In the above syntax, offset is the number of bytes by
which the file object is to be moved. reference_point
indicates the starting position of the file object. That is,
with reference to which position, the offset has to be
counted. It can have any of the following values:

* 0 - beginning of the file
* 1 - current position of the file
* 2 - end of file

By default, the value of reference_point is 0, i.e.
the offset is counted from the beginning of the file. For
example, the statement fileObject.seek(5,0) will
position the file object at 5th byte position from the
beginning of the file.

In [13]:
## Program 2-2 Application of seek() and tell()

print("Learning to move the file object")
fileobject = open("file.txt","r+")
print("File content: file.txt\n")
s = fileobject.read()
print(s)

print("Initially, the position of the file object is:", fileobject.tell())
fileobject.seek(0)

print("Now the file object is at the beginning of the file:", fileobject.tell())
fileobject.seek(5)

print("We are moving to 5'th byte position from the beginning of file")
print("The position of the file object is at", fileobject.tell())

print("File content from position 5\n")
s = fileobject.read()
print(s)

Learning to move the file object
File content: file.txt

this is simple text
this is second line of text
this is third line
this is fourth line
This is fifth line
This is sixth line

Initially, the position of the file object is: 125
Now the file object is at the beginning of the file: 0
We are moving to 5'th byte position from the beginning of file
The position of the file object is at 5
File content from position 5

is simple text
this is second line of text
this is third line
this is fourth line
This is fifth line
This is sixth line



## Program 2-5 To perform reading and writing operation in a text file

In [22]:
# open file for w+ (write plus means write and read)

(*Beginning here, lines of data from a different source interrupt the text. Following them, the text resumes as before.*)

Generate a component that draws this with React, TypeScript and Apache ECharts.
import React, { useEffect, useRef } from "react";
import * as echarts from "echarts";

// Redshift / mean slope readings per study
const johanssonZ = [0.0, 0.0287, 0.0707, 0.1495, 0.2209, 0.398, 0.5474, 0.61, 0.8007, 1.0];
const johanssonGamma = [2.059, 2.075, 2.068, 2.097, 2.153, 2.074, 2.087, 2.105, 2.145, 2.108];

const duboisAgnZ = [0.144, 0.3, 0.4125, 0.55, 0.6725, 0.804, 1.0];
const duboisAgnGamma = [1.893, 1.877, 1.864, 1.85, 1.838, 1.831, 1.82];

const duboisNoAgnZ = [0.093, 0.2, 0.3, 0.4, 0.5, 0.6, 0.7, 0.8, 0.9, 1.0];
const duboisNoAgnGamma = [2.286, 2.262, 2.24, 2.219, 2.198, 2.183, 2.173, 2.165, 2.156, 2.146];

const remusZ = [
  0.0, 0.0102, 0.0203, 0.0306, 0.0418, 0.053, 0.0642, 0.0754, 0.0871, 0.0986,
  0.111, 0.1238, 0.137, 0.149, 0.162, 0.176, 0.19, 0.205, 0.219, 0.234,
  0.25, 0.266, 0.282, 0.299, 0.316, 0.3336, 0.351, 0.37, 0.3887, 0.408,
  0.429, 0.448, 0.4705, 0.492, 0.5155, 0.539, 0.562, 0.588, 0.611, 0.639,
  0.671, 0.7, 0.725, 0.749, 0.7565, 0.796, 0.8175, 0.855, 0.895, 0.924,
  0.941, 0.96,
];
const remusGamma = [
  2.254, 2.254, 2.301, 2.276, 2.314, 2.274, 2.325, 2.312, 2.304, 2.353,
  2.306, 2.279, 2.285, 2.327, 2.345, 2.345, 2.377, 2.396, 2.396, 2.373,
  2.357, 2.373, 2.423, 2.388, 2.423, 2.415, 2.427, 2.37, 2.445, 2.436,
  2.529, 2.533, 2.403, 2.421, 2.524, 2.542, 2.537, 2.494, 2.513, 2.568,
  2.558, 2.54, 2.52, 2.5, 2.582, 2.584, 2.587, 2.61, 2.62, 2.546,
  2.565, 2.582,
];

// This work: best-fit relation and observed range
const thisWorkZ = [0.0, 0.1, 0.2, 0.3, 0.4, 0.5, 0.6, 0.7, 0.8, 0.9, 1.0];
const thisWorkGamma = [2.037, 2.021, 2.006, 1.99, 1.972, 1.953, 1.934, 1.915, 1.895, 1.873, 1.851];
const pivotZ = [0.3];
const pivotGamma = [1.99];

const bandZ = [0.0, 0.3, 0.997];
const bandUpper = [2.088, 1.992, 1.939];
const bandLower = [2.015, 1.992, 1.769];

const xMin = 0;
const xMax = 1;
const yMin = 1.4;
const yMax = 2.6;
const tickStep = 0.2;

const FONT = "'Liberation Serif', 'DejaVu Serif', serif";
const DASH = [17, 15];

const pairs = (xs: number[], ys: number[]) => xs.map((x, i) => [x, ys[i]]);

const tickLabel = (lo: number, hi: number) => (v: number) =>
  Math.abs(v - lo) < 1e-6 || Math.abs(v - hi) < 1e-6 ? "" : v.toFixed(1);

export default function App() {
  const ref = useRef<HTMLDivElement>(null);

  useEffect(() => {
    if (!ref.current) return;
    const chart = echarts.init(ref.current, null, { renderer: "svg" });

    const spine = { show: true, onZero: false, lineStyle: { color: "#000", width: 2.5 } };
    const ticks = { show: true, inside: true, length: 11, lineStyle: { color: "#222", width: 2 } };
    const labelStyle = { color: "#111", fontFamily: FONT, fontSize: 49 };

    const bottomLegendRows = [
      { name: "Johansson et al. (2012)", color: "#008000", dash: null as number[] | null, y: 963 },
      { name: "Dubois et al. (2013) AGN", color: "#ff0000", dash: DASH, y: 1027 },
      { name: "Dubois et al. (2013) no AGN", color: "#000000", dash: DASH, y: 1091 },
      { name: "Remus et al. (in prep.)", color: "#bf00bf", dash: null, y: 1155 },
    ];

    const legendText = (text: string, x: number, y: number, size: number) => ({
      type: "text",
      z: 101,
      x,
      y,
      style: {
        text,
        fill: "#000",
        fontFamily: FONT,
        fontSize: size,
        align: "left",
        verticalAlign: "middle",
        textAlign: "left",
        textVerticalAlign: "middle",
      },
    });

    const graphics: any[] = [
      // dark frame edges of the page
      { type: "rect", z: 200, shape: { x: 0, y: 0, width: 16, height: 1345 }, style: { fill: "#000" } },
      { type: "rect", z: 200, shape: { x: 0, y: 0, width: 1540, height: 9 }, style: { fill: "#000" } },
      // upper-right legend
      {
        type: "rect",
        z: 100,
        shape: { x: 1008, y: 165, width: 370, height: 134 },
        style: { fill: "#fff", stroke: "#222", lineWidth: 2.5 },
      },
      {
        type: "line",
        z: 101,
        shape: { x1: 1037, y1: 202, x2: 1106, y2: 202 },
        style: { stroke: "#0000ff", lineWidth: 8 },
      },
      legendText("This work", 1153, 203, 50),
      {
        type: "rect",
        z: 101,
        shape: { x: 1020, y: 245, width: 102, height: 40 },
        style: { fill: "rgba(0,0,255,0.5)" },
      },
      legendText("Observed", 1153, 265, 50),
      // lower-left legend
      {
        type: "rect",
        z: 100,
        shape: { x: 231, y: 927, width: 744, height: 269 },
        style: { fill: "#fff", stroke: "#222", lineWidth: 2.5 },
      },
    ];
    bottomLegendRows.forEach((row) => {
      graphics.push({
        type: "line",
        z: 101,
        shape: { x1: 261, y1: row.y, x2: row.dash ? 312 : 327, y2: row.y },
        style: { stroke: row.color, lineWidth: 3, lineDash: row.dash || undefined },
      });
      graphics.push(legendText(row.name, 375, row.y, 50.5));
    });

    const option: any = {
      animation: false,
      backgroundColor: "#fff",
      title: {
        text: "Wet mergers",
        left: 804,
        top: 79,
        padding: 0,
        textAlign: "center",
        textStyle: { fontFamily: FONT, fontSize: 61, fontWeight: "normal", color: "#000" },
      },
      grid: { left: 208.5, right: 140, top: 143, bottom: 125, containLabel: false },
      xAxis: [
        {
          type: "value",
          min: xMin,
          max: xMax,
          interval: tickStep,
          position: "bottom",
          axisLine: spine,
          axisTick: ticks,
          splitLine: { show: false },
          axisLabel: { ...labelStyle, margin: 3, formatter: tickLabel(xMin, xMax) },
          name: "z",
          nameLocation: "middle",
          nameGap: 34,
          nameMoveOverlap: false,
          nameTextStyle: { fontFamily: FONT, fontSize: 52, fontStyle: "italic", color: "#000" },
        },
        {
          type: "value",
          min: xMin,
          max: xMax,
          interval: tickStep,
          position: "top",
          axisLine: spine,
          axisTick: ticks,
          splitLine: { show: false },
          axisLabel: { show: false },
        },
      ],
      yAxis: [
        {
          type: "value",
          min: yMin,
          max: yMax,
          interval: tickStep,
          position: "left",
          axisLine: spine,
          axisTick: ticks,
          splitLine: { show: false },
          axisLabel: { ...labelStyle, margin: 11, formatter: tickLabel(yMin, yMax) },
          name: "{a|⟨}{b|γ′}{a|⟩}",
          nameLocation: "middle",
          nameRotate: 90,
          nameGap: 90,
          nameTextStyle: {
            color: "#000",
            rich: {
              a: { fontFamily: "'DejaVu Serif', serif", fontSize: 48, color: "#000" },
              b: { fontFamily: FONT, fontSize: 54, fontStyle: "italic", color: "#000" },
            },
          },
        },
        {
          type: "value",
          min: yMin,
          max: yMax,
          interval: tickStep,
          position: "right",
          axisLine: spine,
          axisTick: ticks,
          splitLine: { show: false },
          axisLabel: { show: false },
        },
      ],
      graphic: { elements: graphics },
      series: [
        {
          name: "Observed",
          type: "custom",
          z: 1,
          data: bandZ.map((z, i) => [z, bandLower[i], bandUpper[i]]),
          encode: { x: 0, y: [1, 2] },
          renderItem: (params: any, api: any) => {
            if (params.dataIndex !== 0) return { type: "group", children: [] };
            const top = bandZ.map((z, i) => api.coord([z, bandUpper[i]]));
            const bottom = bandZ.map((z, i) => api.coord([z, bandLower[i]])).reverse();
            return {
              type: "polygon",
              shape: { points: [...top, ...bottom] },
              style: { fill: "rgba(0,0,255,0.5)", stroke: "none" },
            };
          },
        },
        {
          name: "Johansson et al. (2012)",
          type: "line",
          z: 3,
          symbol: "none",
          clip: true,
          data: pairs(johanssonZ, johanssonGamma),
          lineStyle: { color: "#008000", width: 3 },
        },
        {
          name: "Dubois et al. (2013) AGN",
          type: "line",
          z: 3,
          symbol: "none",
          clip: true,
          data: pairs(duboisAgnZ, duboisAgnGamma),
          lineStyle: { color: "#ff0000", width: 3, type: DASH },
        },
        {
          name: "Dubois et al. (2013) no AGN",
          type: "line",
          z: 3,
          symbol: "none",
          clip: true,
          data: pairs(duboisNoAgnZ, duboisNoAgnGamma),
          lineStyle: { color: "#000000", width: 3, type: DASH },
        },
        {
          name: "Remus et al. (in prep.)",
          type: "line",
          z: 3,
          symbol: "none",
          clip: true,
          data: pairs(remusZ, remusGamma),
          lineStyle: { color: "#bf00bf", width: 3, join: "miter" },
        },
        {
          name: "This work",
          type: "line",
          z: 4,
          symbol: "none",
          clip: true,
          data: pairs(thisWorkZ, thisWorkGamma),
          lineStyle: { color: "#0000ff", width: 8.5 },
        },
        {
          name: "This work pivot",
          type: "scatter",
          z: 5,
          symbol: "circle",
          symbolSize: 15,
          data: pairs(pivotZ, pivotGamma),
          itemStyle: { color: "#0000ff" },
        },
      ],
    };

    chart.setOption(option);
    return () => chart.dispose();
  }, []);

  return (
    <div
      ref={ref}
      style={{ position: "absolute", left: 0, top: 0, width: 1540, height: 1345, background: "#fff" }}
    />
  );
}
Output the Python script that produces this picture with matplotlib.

fileobject = open("report.txt", "w+")

print ("WRITING DATA IN THE FILE")
print() # to display a blank line
while True:
    line = input("Enter a sentence ")
    fileobject.write(line)
    fileobject.write('\n')
    choice = input("Do you wish to enter more data? (y/n): ")
    if choice in ('n','N'):
        break
        
print("The byte position of file object is ", fileobject.tell())
# now change file position
fileobject.seek(0) #places file object at beginning of file

print()
print("READING DATA FROM THE FILE")
s = fileobject.read()
print(s)
    
fileobject.close()

WRITING DATA IN THE FILE

Enter a sentence Hello World
Do you wish to enter more data? (y/n): y
Enter a sentence All the world's stage
Do you wish to enter more data? (y/n): n
The byte position of file object is  34

READING DATA FROM THE FILE
Hello World
All the world's stage



## standard input, output, error as files

Standard input (keyboard), standard output, error (terminal screen) can be treated as files. These special files are available from **sys** module

In [23]:
import sys

In [24]:
sys.stderr.write("Error!!")

Error!!

In [25]:
sys.stdout.write("Howdy")

Howdy

In [26]:
sys.stderr.writelines(["Error 1\n", "Error 2\n"])

Error 1
Error 2


In [27]:
sys.stdout.writelines(["hello\n", "howdy\n"])

hello
howdy


In [28]:
# doesn't work in Jupter notebook. Try with ipython
s = sys.stdin.read()

s

''

## file open with absolute path

f = open("c:\\mydir\\myfile.txt", "r")


    or equivalently using a raw string file pathname
    
f = open(r"c:\mydir\myfile.txt", "r")


## file open with relative path

f = open("..\\parent_dir_file.txt", "r")

    or equivalently using a raw string file pathname
    
f = open(r"..\parent_dir_file.txt", "r")

## CBSE Sample Question Paper (2020-21) Computer Science (083)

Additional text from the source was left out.